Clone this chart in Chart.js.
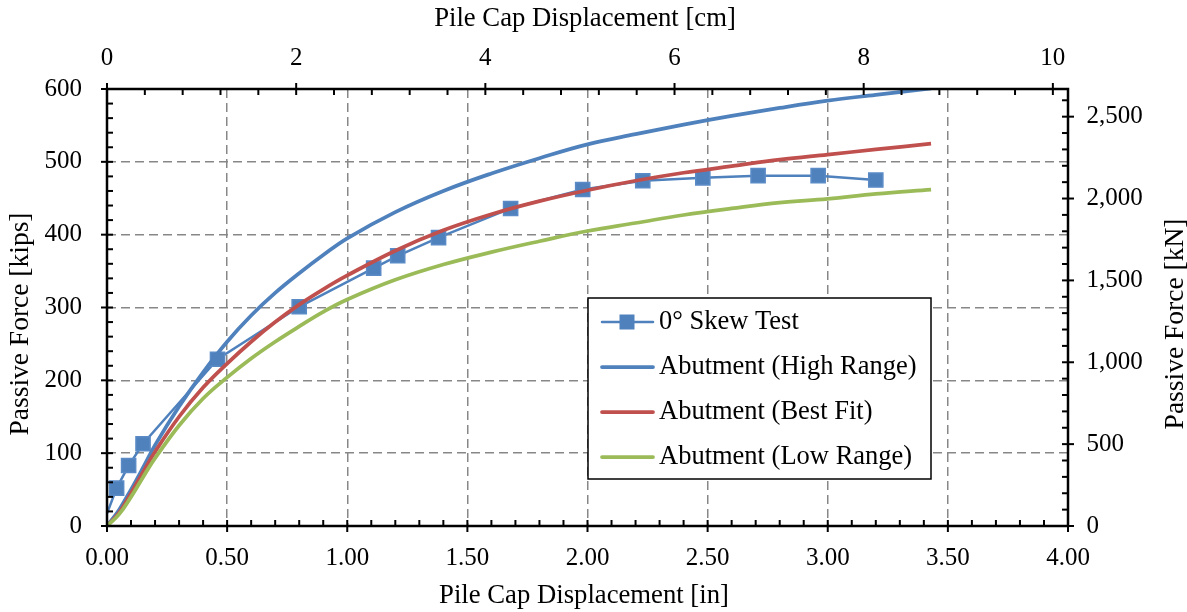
<!DOCTYPE html>
<html><head><meta charset="utf-8">
<script src="https://cdn.jsdelivr.net/npm/chart.js@4.4.0/dist/chart.umd.min.js"></script>
<style>html,body{margin:0;padding:0;background:#fff;}#wrap{width:1187px;height:612px;position:relative;}</style>
</head><body><div id="wrap"><canvas id="c" width="1187" height="612"></canvas></div>
<script>
// ---- data ----
const testX = [0, 0.04, 0.09, 0.15, 0.46, 0.80, 1.11, 1.21, 1.38, 1.68, 1.98, 2.23, 2.48, 2.71, 2.96, 3.20];
const testY = [17, 52, 83, 113, 229, 301, 354, 371, 396, 436, 462, 474, 478, 481, 481, 475];
const curveX = [0, 0.05, 0.1, 0.15, 0.2, 0.3, 0.4, 0.5, 0.6, 0.7, 0.8, 0.9, 1.0, 1.2, 1.4, 1.6, 1.8, 2.0, 2.2, 2.4, 2.6, 2.8, 3.0, 3.2, 3.43];
const highY = [0, 22, 50, 80, 111, 164, 211, 253, 289, 320, 347, 372, 395, 431, 460, 484, 505, 524, 538, 551, 563, 574, 584, 592, 601];
const bestY = [0, 18, 45, 74, 102, 150, 190, 223, 253, 280, 304, 325, 344, 378, 406, 428, 446, 461, 474, 485, 494, 503, 510, 517, 525];
const lowY  = [0, 16, 40, 67, 93, 138, 175, 204, 230, 253, 274, 294, 311, 338, 359, 376, 391, 405, 416, 427, 436, 444, 449, 456, 462];
const seriesNames = ['0° Skew Test', 'Abutment (High Range)', 'Abutment (Best Fit)', 'Abutment (Low Range)'];
const xTicksIn = [0, 0.5, 1.0, 1.5, 2.0, 2.5, 3.0, 3.5, 4.0];
const xTicksCm = [0, 2, 4, 6, 8, 10];
const yTicksKips = [0, 100, 200, 300, 400, 500, 600];
const yTicksKN = [0, 500, 1000, 1500, 2000, 2500];
const titles = {bottom: 'Pile Cap Displacement [in]', top: 'Pile Cap Displacement [cm]', left: 'Passive Force [kips]', right: 'Passive Force [kN]'};

const IN_TO_CM = 2.54, KIP_TO_KN = 4.448222;
const FONT = "'Liberation Serif', 'Times New Roman', serif";
const BLUE = '#4F81BD', RED = '#C0504D', GREEN = '#9BBB59';

const pts = (xs, ys) => xs.map((x, i) => ({x, y: ys[i]}));

const decor = {
  id: 'decor',
  afterDatasetsDraw(chart) {
    const {ctx, chartArea: a, scales} = chart;
    ctx.save();
    ctx.strokeStyle = '#000';
    ctx.lineWidth = 2;
    const line = (x1, y1, x2, y2) => {ctx.beginPath(); ctx.moveTo(x1, y1); ctx.lineTo(x2, y2); ctx.stroke();};
    const OUT = 6, IN = 6, MIN = 6;
    for (let i = 0; i <= 40; i++) {
      const x = scales.x.getPixelForValue(i / 10);
      if (i % 5 === 0) line(x, a.bottom - IN, x, a.bottom + OUT); else line(x, a.bottom - MIN, x, a.bottom);
    }
    for (let i = 0; i <= 25; i++) {
      const x = scales.x2.getPixelForValue(i * 0.4);
      if (i % 5 === 0) line(x, a.top - OUT, x, a.top + IN); else line(x, a.top, x, a.top + MIN);
    }
    for (let i = 0; i <= 30; i++) {
      const y = scales.y.getPixelForValue(i * 20);
      if (i % 5 === 0) line(a.left - OUT, y, a.left + IN, y); else line(a.left, y, a.left + MIN, y);
    }
    for (let i = 0; i <= 26; i++) {
      const y = scales.y2.getPixelForValue(i * 100);
      if (i % 5 === 0) line(a.right - IN, y, a.right + OUT, y); else line(a.right - MIN, y, a.right, y);
    }
    ctx.lineWidth = 2.5;
    ctx.strokeRect(a.left, a.top, a.right - a.left, a.bottom - a.top);
    ctx.restore();
  },
  afterDraw(chart) {
    const {ctx} = chart;
    ctx.save();
    ctx.fillStyle = '#000';
    ctx.textAlign = 'center';
    ctx.textBaseline = 'middle';
    ctx.font = '26.7px ' + FONT;
    ctx.fillText(titles.bottom, 584, 596);
    ctx.fillText(titles.top, 585, 19);
    ctx.font = '27.5px ' + FONT;
    ctx.save(); ctx.translate(20.5, 324); ctx.rotate(-Math.PI / 2); ctx.fillText(titles.left, 0, 0); ctx.restore();
    ctx.save(); ctx.translate(1175.5, 324); ctx.rotate(-Math.PI / 2); ctx.fillText(titles.right, 0, 0); ctx.restore();

    const bx = 588, by = 298, bw = 343, bh = 181;
    ctx.fillStyle = '#fff';
    ctx.fillRect(bx, by, bw, bh);
    ctx.strokeStyle = '#000';
    ctx.lineWidth = 1.5;
    ctx.strokeRect(bx, by, bw, bh);
    const rows = [322, 367, 412, 457];
    const ds = chart.data.datasets;
    ctx.font = '26.5px ' + FONT;
    ctx.textAlign = 'left';
    rows.forEach((ry, i) => {
      const d = ds[i];
      ctx.strokeStyle = d.borderColor;
      ctx.lineWidth = i === 0 ? 2.5 : 3.75;
      ctx.lineCap = 'round';
      ctx.beginPath(); ctx.moveTo(602, ry); ctx.lineTo(653, ry); ctx.stroke();
      if (i === 0) {
        ctx.fillStyle = BLUE;
        ctx.fillRect(627 - 7.5, ry - 7.5, 15, 15);
      }
      ctx.fillStyle = '#000';
      ctx.fillText(d.label, 659, ry);
    });
    ctx.restore();
  }
};

const fixSize = (prop, val) => (s) => { s[prop] = val; };

new Chart(document.getElementById('c'), {
  type: 'scatter',
  data: {
    datasets: [
      {label: seriesNames[0], data: pts(testX, testY), showLine: true, borderColor: BLUE, backgroundColor: BLUE,
       borderWidth: 2.5, pointStyle: 'rect', pointRadius: testX.map((x, i) => i === 0 ? 0 : 10),
       pointBorderColor: '#5B8BC6', pointBorderWidth: 1.5, pointBackgroundColor: BLUE, tension: 0, order: 4},
      {label: seriesNames[1], data: pts(curveX, highY), showLine: true, borderColor: BLUE, borderWidth: 3.75,
       pointRadius: 0, tension: 0.4, order: 3},
      {label: seriesNames[2], data: pts(curveX, bestY), showLine: true, borderColor: RED, borderWidth: 3.75,
       pointRadius: 0, tension: 0.4, order: 2},
      {label: seriesNames[3], data: pts(curveX, lowY), showLine: true, borderColor: GREEN, borderWidth: 3.75,
       pointRadius: 0, tension: 0.4, order: 1}
    ]
  },
  options: {
    responsive: false,
    animation: false,
    devicePixelRatio: 1,
    layout: {padding: 0},
    plugins: {legend: {display: false}, tooltip: {enabled: false}},
    scales: {
      x: {
        type: 'linear', position: 'bottom', min: 0, max: 4,
        afterBuildTicks: (s) => { s.ticks = xTicksIn.map(v => ({value: v})); },
        afterFit: fixSize('height', 86),
        ticks: {callback: (v) => Number(v).toFixed(2), font: {family: FONT, size: 25}, color: '#000', padding: 17.5, maxRotation: 0, autoSkip: false},
        grid: {color: '#878787', lineWidth: 1.5, drawTicks: false},
        border: {display: false, dash: [9, 5]}
      },
      x2: {
        type: 'linear', position: 'top', min: 0, max: 4 * IN_TO_CM,
        afterBuildTicks: (s) => { s.ticks = xTicksCm.map(v => ({value: v})); },
        afterFit: fixSize('height', 89),
        ticks: {callback: (v) => String(v), font: {family: FONT, size: 25}, color: '#000', padding: 16, maxRotation: 0, autoSkip: false},
        grid: {drawOnChartArea: false, drawTicks: false},
        border: {display: false}
      },
      y: {
        type: 'linear', position: 'left', min: 0, max: 600,
        afterBuildTicks: (s) => { s.ticks = yTicksKips.map(v => ({value: v})); },
        afterFit: fixSize('width', 107),
        ticks: {callback: (v) => String(v), font: {family: FONT, size: 25}, color: '#000', padding: 25},
        grid: {color: '#878787', lineWidth: 1.5, drawTicks: false},
        border: {display: false, dash: [9, 5]}
      },
      y2: {
        type: 'linear', position: 'right', min: 0, max: 600 * KIP_TO_KN,
        afterBuildTicks: (s) => { s.ticks = yTicksKN.map(v => ({value: v})); },
        afterFit: fixSize('width', 119),
        ticks: {callback: (v) => Number(v).toLocaleString('en-US'), font: {family: FONT, size: 25}, color: '#000', padding: 18.5},
        grid: {drawOnChartArea: false, drawTicks: false},
        border: {display: false}
      }
    }
  },
  plugins: [decor]
});
</script>
</body></html>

* * *

■ WHAT TO DO ■
With all pictures left out, please transcribe exactly the lines from the start of the material through the line with "const BLUE = '#4F81BD', RED".

■ EXPECTED ANSWER ■
Clone this chart in Chart.js.
<!DOCTYPE html>
<html><head><meta charset="utf-8">
<script src="https://cdn.jsdelivr.net/npm/chart.js@4.4.0/dist/chart.umd.min.js"></script>
<style>html,body{margin:0;padding:0;background:#fff;}#wrap{width:1187px;height:612px;position:relative;}</style>
</head><body><div id="wrap"><canvas id="c" width="1187" height="612"></canvas></div>
<script>
// ---- data ----
const testX = [0, 0.04, 0.09, 0.15, 0.46, 0.80, 1.11, 1.21, 1.38, 1.68, 1.98, 2.23, 2.48, 2.71, 2.96, 3.20];
const testY = [17, 52, 83, 113, 229, 301, 354, 371, 396, 436, 462, 474, 478, 481, 481, 475];
const curveX = [0, 0.05, 0.1, 0.15, 0.2, 0.3, 0.4, 0.5, 0.6, 0.7, 0.8, 0.9, 1.0, 1.2, 1.4, 1.6, 1.8, 2.0, 2.2, 2.4, 2.6, 2.8, 3.0, 3.2, 3.43];
const highY = [0, 22, 50, 80, 111, 164, 211, 253, 289, 320, 347, 372, 395, 431, 460, 484, 505, 524, 538, 551, 563, 574, 584, 592, 601];
const bestY = [0, 18, 45, 74, 102, 150, 190, 223, 253, 280, 304, 325, 344, 378, 406, 428, 446, 461, 474, 485, 494, 503, 510, 517, 525];
const lowY  = [0, 16, 40, 67, 93, 138, 175, 204, 230, 253, 274, 294, 311, 338, 359, 376, 391, 405, 416, 427, 436, 444, 449, 456, 462];
const seriesNames = ['0° Skew Test', 'Abutment (High Range)', 'Abutment (Best Fit)', 'Abutment (Low Range)'];
const xTicksIn = [0, 0.5, 1.0, 1.5, 2.0, 2.5, 3.0, 3.5, 4.0];
const xTicksCm = [0, 2, 4, 6, 8, 10];
const yTicksKips = [0, 100, 200, 300, 400, 500, 600];
const yTicksKN = [0, 500, 1000, 1500, 2000, 2500];
const titles = {bottom: 'Pile Cap Displacement [in]', top: 'Pile Cap Displacement [cm]', left: 'Passive Force [kips]', right: 'Passive Force [kN]'};

const IN_TO_CM = 2.54, KIP_TO_KN = 4.448222;
const FONT = "'Liberation Serif', 'Times New Roman', serif";
const BLUE = '#4F81BD', RED = '#C0504D', GREEN = '#9BBB59';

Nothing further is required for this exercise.